His mother Ndona Muboyayi told her story to a writer from The Atlantic. She went to teachers to ask, is this true? The answer in so many words was, yes. And that won’t be changing. She was appalled.

Forbidden thoughts are actionable. In post-election high dudgeon, New York Times columnist Gail Collins described blowback to racial essentialism in Virginia schools this way: “. . . given Republicans’ crazed howling about teaching the history of racism in America, voters were being misled in the way they were being urged to think there was something wrong with the schools.” 

Similarly, an old and dear friend, long a progressive, wrote to me of recent schools-based revolt: “a handful of hysterical parents, whipped up by political campaigns, cannot and must not be allowed to dictate policy. 

But as Muboyayi told The Atlantic’s Conor Friedersdorf, “Of course I want my children to know about slavery and Jim Crow. But I want it to be balanced out with the rest of the truth. They’re not taught about Black people who accomplished things in spite of white supremacy; or about the Black people today who got ahead, built things, achieved things; and those who had opportunities that their ancestors fought for.”

Chicago public schools, too, are in the front lines of the racial pity parade that progressives need in order to feel whole. CPS declares that in 2020 one of “multiple traumatic crises” affecting families, one for which it must correct on a daily and deep basis, is “lasting legacies of systemic racism.” 

Chicago public schools believe a big problem for underachievers is the pigmentation of students who, on the whole, do better. Which includes whites. And so the CPS website features a video called “Whiteness” from noted consultant Glenn E. Singleton. It’s a word salad of racialized NuSpeak.

“Whiteness” includes gems such as this one:

a place for me of still some disappointment, is how hard it is for our society . . . to navigate, negotiate, this idea of racial dominance, and to talk about what it means to be white . . . I am saying to notice, to really notice, how does it feel when you say ‘white’? And what part of the compass does that take you to? And what would it mean to get centered on the conversation of white as a color, culture, and consciousness?

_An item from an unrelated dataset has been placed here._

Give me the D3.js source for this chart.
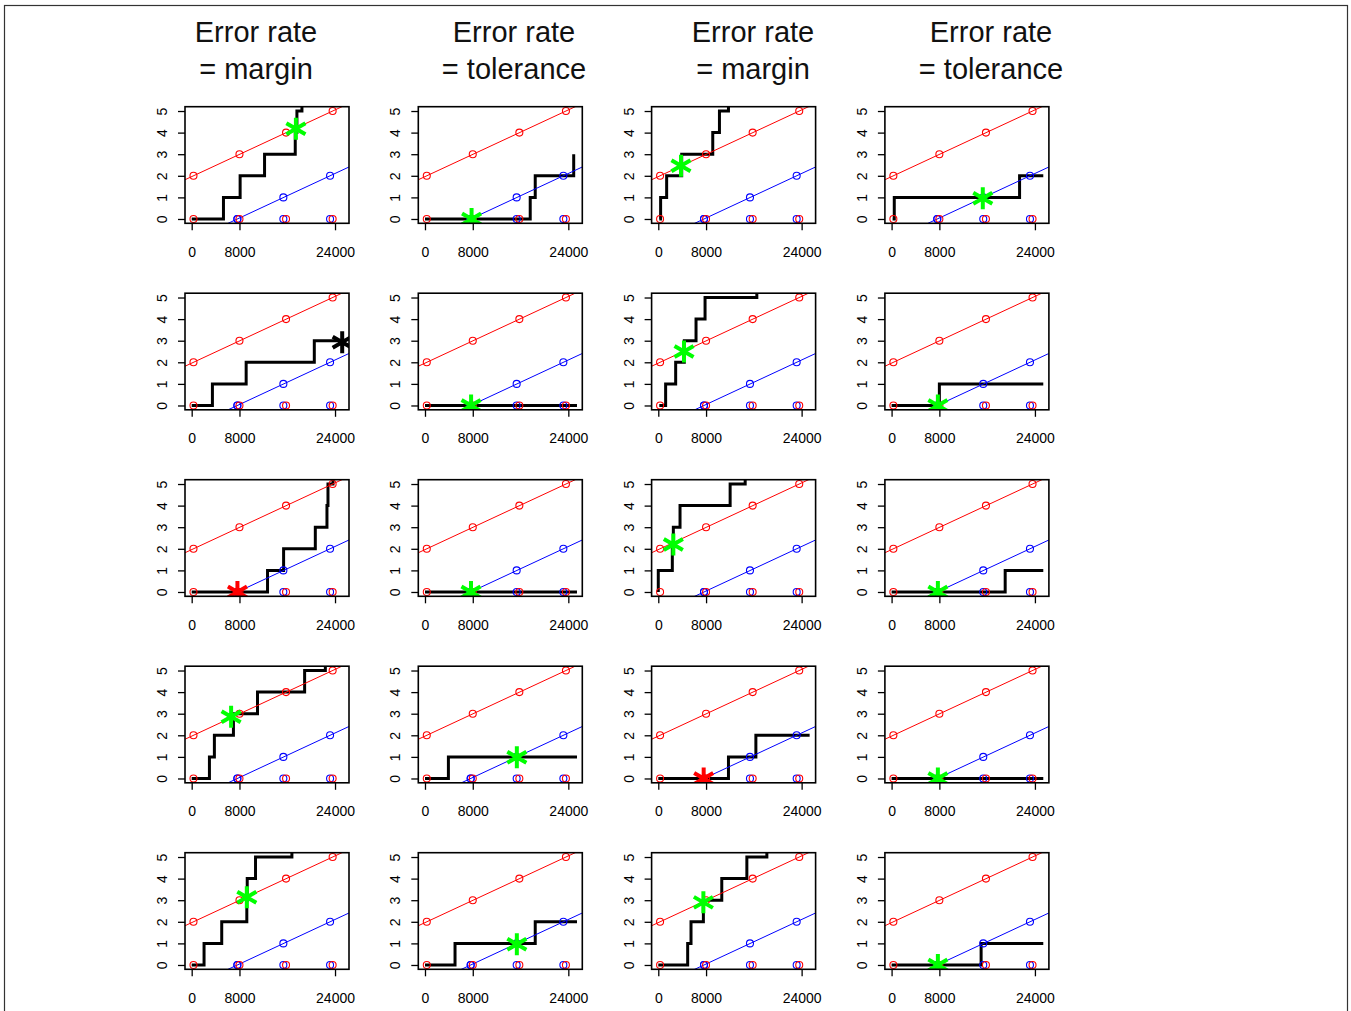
<!DOCTYPE html>
<html>
<head>
<meta charset="utf-8">
<script src="https://cdn.jsdelivr.net/npm/d3@7"></script>
<style>
  body { margin: 0; background: #fff; }
  text { font-family: Helvetica, "Liberation Sans", Arial, sans-serif; }
</style>
</head>
<body>
<div id="chart"></div>
<script>
// Column titles
const titleLine1 = ["Error rate", "Error rate", "Error rate", "Error rate"];
const titleLine2 = ["= margin", "= tolerance", "= margin", "= tolerance"];

// Axis ticks
const xTicks = [0, 8000, 24000];
const yTicks = [0, 1, 2, 3, 4, 5];

// Reference points (same in every panel)
const redX = [300, 8000, 15800, 23600];
const redY = [2, 3, 4, 5];
const blueX = [7650, 15350, 23170];
const blueY = [0, 1, 2];

// Step curves, one per panel, row by row ([x, count])
const steps = [
  [[0,0],[5320,1],[8110,2],[12200,3],[17340,4],[17620,5],[18460,6]],
  [[0,0],[17620,1],[18460,2],[24900,3]],
  [[170,0],[390,1],[1400,2],[3920,3],[9120,4],[10240,5],[11750,6]],
  [[170,0],[450,1],[21430,2],[25400,2]],

  [[0,0],[3470,1],[9120,2],[20530,3],[25200,3]],
  [[0,0],[25450,0]],
  [[170,0],[1230,1],[2910,2],[4360,3],[6320,4],[7830,5],[16500,6]],
  [[0,0],[8000,1],[25400,1]],

  [[0,0],[12700,1],[15390,2],[20700,3],[22650,4],[22820,5],[23660,6]],
  [[0,0],[25450,0]],
  [[0,0],[0,1],[2350,2],[2520,3],[3640,4],[12030,5],[14550,6]],
  [[0,0],[19020,1],[25400,1]],

  [[0,0],[2970,1],[3800,2],[6990,3],[11020,4],[18910,5],[22380,6]],
  [[0,0],[3920,1],[25450,1]],
  [[0,0],[11750,1],[16340,2],[25340,2]],
  [[0,0],[25400,0]],

  [[0,0],[2070,1],[5030,2],[9230,3],[9300,4],[10690,5],[16780,6]],
  [[0,0],[5030,1],[18460,2],[25450,2]],
  [[0,0],[4920,1],[5480,2],[7550,3],[10630,4],[14830,5],[18180,6]],
  [[0,0],[14990,1],[25400,1]]
];

// Asterisk marker per panel
const starX = [17450, 7800, 3800, 15270,  25200, 7720, 4310, 7750,  7660, 7700, 2520, 7750,  6600, 15380, 7600, 7750,  9230, 15380, 7550, 7750];
const starY = [4.18, 0, 2.47, 0.96,  2.93, 0, 2.5, 0,  0, 0, 2.2, 0,  2.86, 0.98, 0, 0,  3.14, 0.96, 2.9, 0];
const starColor = ["green","green","green","green", "black","green","green","green",
                   "red","green","green","green", "green","green","red","green",
                   "green","green","green","green"];

// Layout
const W = 1351, H = 1011;
const boxLeft0 = 185, colPitch = 233.3, boxW = 164;
const boxTop0 = 106.7, rowPitch = 186.5, boxH = 116.6;
const titleX = [256, 514, 753, 991];
const colors = { green: "#00ff00", red: "#ff0000", black: "#000000", blue: "#0000ff" };

const svg = d3.select("#chart").append("svg")
  .attr("width", W)
  .attr("height", H);

// outer frame
svg.append("rect")
  .attr("x", 4.5).attr("y", 5.5)
  .attr("width", 1343).attr("height", 1030)
  .attr("fill", "none")
  .attr("stroke", "#333")
  .attr("stroke-width", 1.2);

// titles
titleLine1.forEach((t, i) => {
  const g = svg.append("text")
    .attr("text-anchor", "middle")
    .attr("font-size", "29px")
    .attr("fill", "#111");
  g.append("tspan").attr("x", titleX[i]).attr("y", 42).text(t);
  g.append("tspan").attr("x", titleX[i]).attr("y", 78.5).text(titleLine2[i]);
});

const x = d3.scaleLinear().domain([-1120, 26340]).range([0, boxW]);
const y = d3.scaleLinear().domain([-0.2, 5.2]).range([boxH, 0]);

const stepLine = d3.line()
  .x(d => x(d[0]))
  .y(d => y(d[1]))
  .curve(d3.curveStepAfter);

// reference lines through the point sets
const redSlope = (redY[3] - redY[0]) / (redX[3] - redX[0]);
const blueSlope = (blueY[2] - blueY[0]) / (blueX[2] - blueX[0]);
const [xd0, xd1] = x.domain();
const redLine = [[xd0, redY[0] + (xd0 - redX[0]) * redSlope], [xd1, redY[0] + (xd1 - redX[0]) * redSlope]];
const blueLine = [[xd0, blueY[0] + (xd0 - blueX[0]) * blueSlope], [xd1, blueY[0] + (xd1 - blueX[0]) * blueSlope]];
const straight = d3.line().x(d => x(d[0])).y(d => y(d[1]));

// six-armed asterisk
function starPath(cx, cy, r) {
  let p = "";
  [90, 30, 150].forEach(a => {
    const dx = r * Math.cos(a * Math.PI / 180), dy = r * Math.sin(a * Math.PI / 180);
    p += `M${cx - dx},${cy + dy}L${cx + dx},${cy - dy}`;
  });
  return p;
}

steps.forEach((stepData, k) => {
  const row = Math.floor(k / 4), col = k % 4;
  const left = boxLeft0 + col * colPitch;
  const top = boxTop0 + row * rowPitch;

  const panel = svg.append("g").attr("transform", `translate(${left},${top})`);

  const clipId = "clip" + k;
  panel.append("clipPath").attr("id", clipId)
    .append("rect").attr("width", boxW).attr("height", boxH);

  const plot = panel.append("g").attr("clip-path", `url(#${clipId})`);

  // step curve
  plot.append("path")
    .attr("d", stepLine(stepData))
    .attr("fill", "none")
    .attr("stroke", "#000")
    .attr("stroke-width", 3);

  // reference lines
  plot.append("path").attr("d", straight(redLine))
    .attr("stroke", colors.red).attr("stroke-width", 1).attr("fill", "none");
  plot.append("path").attr("d", straight(blueLine))
    .attr("stroke", colors.blue).attr("stroke-width", 1).attr("fill", "none");

  // circles on the zero line and on the lines
  plot.selectAll(".b0").data(blueX).enter().append("circle")
    .attr("cx", d => x(d)).attr("cy", y(0)).attr("r", 3.5)
    .attr("fill", "none").attr("stroke", colors.blue).attr("stroke-width", 1.1);
  plot.selectAll(".b1").data(blueX).enter().append("circle")
    .attr("cx", d => x(d)).attr("cy", (d, i) => y(blueY[i])).attr("r", 3.5)
    .attr("fill", "none").attr("stroke", colors.blue).attr("stroke-width", 1.1);
  plot.selectAll(".r0").data(redX).enter().append("circle")
    .attr("cx", d => x(d)).attr("cy", y(0)).attr("r", 3.5)
    .attr("fill", "none").attr("stroke", colors.red).attr("stroke-width", 1.1);
  plot.selectAll(".r1").data(redX).enter().append("circle")
    .attr("cx", d => x(d)).attr("cy", (d, i) => y(redY[i])).attr("r", 3.5)
    .attr("fill", "none").attr("stroke", colors.red).attr("stroke-width", 1.1);

  // asterisk
  plot.append("path")
    .attr("d", starPath(x(starX[k]), y(starY[k]), 11))
    .attr("stroke", colors[starColor[k]])
    .attr("stroke-width", 4)
    .attr("fill", "none");

  // x axis
  const xa = panel.append("g")
    .attr("transform", `translate(0,${boxH})`)
    .call(d3.axisBottom(x).tickValues(xTicks).tickFormat(d3.format("d"))
      .tickSize(7).tickSizeOuter(0).tickPadding(16.5));
  xa.select(".domain").remove();
  xa.selectAll("line").attr("stroke-width", 1.3);
  xa.selectAll("text").attr("font-size", "14px").attr("fill", "#000")
    .style("font-family", "Helvetica, 'Liberation Sans', Arial, sans-serif");

  // y axis, labels rotated like R's default
  const ya = panel.append("g")
    .call(d3.axisLeft(y).tickValues(yTicks).tickFormat(d3.format("d"))
      .tickSize(7).tickSizeOuter(0));
  ya.select(".domain").remove();
  ya.selectAll("line").attr("stroke-width", 1.3);
  ya.selectAll("text")
    .attr("x", null).attr("dy", null)
    .attr("transform", "translate(-18,0) rotate(-90)")
    .attr("text-anchor", "middle")
    .attr("font-size", "14px").attr("fill", "#000")
    .style("font-family", "Helvetica, 'Liberation Sans', Arial, sans-serif");

  // box
  panel.append("rect")
    .attr("width", boxW).attr("height", boxH)
    .attr("fill", "none")
    .attr("stroke", "#000")
    .attr("stroke-width", 1.6);
});
</script>
</body>
</html>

I’ve got an idea for Glenn E. Singleton, and the Chicago public schools. And for Chicago Mayor Lori Lightfoot, who appointed the current president, board, and CEO of the schools. Get all students, teachers  and administrators centered on the “culture and consciousness” of mastering the actual academic skills and workplace practices necessary to have a successful career.

In Chicago in 2019, fewer than one in five black 4th and 8th grade public school students reached the level of “proficient” in reading or math on the National Assessment of Educational Progress. It’s known as “the Nation’s Report Card.” On the 2019 SAT, taken by Chicago’s 11th graders, only 14 percent of black students could reach the state benchmark level of 540 or higher in English and only 13 percent in math.  

Too many of today’s helpers are actually the enemy. A Waukegan, Illinois high school history teacher named Frank McCormick has seen what Ndona Muboyayi saw in Evanston. McCormick explains that the point is not whether one can find the words “critical race theory” in a school district’s materials. Rather, he says, the concern is with these kinds of things, baked into district operations and thinking: assuming that disparate outcomes inherently reflect bias; insisting on racialized perspectives; and espousing that our nation and its institutions are still significantly and harmfully racist. 

He adds teachers bent on activism should find new jobs.

Too many educators are living in a bubble. A top official of the association of school superintendents sanctimoniously told the Washington Post that the rabble—the activist parents—might inhibit the future hiring in some districts of school chiefs who, in the paper’s words, “support robust racial equity work.”

Sorry. Equity is not programmatic. You do not distribute, decree, declare, or dispense equity. There are no shortcuts. Many parents and students get it. Equity is earned. There is sweat involved.

Equity need not entail ownership of property or a business. But it does demand ownership of your future. And no amount of racialized propaganda in K-12 public schools can change that.